--- BEGIN DATASET EXTRACT ---
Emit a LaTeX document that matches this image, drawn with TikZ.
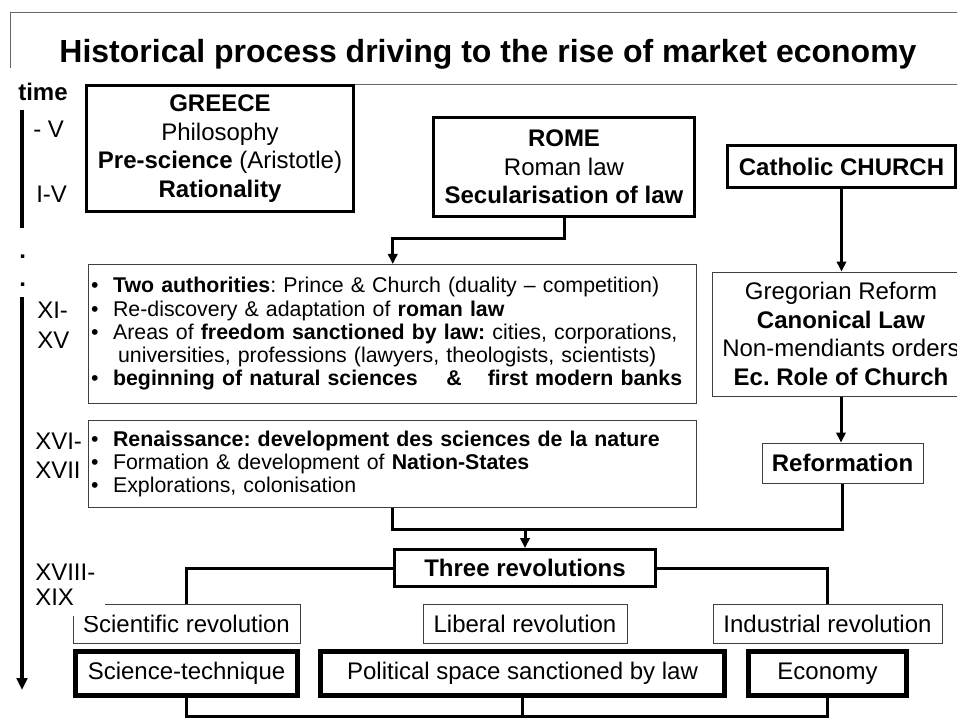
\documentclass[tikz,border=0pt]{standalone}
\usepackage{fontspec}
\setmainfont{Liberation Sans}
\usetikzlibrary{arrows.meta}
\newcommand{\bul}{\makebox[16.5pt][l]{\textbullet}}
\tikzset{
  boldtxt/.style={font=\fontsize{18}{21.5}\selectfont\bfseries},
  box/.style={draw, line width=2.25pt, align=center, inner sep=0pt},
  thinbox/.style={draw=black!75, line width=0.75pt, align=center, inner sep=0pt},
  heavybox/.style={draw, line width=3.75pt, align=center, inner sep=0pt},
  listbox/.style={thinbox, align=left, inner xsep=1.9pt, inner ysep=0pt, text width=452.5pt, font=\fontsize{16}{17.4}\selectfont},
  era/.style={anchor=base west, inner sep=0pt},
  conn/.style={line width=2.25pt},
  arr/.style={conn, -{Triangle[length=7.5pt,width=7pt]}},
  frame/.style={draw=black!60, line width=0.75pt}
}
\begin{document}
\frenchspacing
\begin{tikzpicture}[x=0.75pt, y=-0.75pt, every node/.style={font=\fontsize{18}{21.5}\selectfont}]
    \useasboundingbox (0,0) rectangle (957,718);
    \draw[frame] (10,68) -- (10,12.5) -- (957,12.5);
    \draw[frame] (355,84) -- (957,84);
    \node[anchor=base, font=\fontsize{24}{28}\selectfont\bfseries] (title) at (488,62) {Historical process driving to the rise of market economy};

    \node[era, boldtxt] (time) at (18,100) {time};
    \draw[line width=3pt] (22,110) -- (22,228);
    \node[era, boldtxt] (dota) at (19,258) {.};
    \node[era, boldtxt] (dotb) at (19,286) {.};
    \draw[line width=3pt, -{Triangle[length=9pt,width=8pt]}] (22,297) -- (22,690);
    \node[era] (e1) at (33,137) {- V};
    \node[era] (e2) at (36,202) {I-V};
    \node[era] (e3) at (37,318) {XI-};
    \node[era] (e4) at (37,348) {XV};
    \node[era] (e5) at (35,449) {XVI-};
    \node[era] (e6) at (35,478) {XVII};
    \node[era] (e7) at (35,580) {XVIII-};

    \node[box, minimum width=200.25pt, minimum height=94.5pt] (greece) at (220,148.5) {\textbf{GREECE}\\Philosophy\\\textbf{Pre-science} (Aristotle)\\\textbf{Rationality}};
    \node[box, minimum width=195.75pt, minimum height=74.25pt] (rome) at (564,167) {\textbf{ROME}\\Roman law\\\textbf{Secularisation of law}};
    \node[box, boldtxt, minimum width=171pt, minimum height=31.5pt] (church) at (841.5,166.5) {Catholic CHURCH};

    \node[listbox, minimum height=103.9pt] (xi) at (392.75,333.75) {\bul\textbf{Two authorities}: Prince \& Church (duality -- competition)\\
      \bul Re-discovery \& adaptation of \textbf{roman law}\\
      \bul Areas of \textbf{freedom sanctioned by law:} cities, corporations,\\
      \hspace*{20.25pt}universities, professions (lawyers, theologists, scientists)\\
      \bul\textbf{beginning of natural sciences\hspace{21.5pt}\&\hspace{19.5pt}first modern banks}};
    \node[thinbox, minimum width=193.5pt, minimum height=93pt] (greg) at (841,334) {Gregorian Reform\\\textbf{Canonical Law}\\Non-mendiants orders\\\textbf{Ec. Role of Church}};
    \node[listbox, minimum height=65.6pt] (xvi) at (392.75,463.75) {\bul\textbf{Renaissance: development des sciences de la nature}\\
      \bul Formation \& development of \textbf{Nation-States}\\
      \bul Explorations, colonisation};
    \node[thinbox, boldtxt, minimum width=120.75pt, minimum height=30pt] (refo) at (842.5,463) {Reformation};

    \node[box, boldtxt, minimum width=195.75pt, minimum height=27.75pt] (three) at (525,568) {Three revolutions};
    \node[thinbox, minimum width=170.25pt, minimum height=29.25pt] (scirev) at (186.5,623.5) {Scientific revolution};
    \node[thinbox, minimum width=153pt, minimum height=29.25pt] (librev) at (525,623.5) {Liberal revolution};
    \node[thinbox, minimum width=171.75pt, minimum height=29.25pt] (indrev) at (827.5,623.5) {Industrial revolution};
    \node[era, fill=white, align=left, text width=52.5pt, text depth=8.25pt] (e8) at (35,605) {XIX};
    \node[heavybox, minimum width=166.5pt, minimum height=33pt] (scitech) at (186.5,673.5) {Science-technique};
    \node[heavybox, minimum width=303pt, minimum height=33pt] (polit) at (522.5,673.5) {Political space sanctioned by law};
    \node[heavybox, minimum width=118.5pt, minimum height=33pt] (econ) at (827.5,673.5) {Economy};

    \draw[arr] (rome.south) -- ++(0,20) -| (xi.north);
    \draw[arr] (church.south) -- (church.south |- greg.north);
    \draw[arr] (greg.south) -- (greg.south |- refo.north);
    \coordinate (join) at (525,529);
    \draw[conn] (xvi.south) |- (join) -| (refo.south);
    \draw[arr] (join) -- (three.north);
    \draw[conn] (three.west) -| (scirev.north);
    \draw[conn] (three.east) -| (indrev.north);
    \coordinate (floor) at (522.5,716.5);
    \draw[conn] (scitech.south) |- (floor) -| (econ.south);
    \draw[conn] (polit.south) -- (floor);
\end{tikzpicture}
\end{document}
--- END DATASET EXTRACT ---
REQUIREMENT: Leave out any pictures and return exactly the lines from the beginning of the data through the line with "(title) at (488,62)", inclusive.

OUTPUT BELOW:
Emit a LaTeX document that matches this image, drawn with TikZ.
\documentclass[tikz,border=0pt]{standalone}
\usepackage{fontspec}
\setmainfont{Liberation Sans}
\usetikzlibrary{arrows.meta}
\newcommand{\bul}{\makebox[16.5pt][l]{\textbullet}}
\tikzset{
  boldtxt/.style={font=\fontsize{18}{21.5}\selectfont\bfseries},
  box/.style={draw, line width=2.25pt, align=center, inner sep=0pt},
  thinbox/.style={draw=black!75, line width=0.75pt, align=center, inner sep=0pt},
  heavybox/.style={draw, line width=3.75pt, align=center, inner sep=0pt},
  listbox/.style={thinbox, align=left, inner xsep=1.9pt, inner ysep=0pt, text width=452.5pt, font=\fontsize{16}{17.4}\selectfont},
  era/.style={anchor=base west, inner sep=0pt},
  conn/.style={line width=2.25pt},
  arr/.style={conn, -{Triangle[length=7.5pt,width=7pt]}},
  frame/.style={draw=black!60, line width=0.75pt}
}
\begin{document}
\frenchspacing
\begin{tikzpicture}[x=0.75pt, y=-0.75pt, every node/.style={font=\fontsize{18}{21.5}\selectfont}]
    \useasboundingbox (0,0) rectangle (957,718);
    \draw[frame] (10,68) -- (10,12.5) -- (957,12.5);
    \draw[frame] (355,84) -- (957,84);
    \node[anchor=base, font=\fontsize{24}{28}\selectfont\bfseries] (title) at (488,62) {Historical process driving to the rise of market economy};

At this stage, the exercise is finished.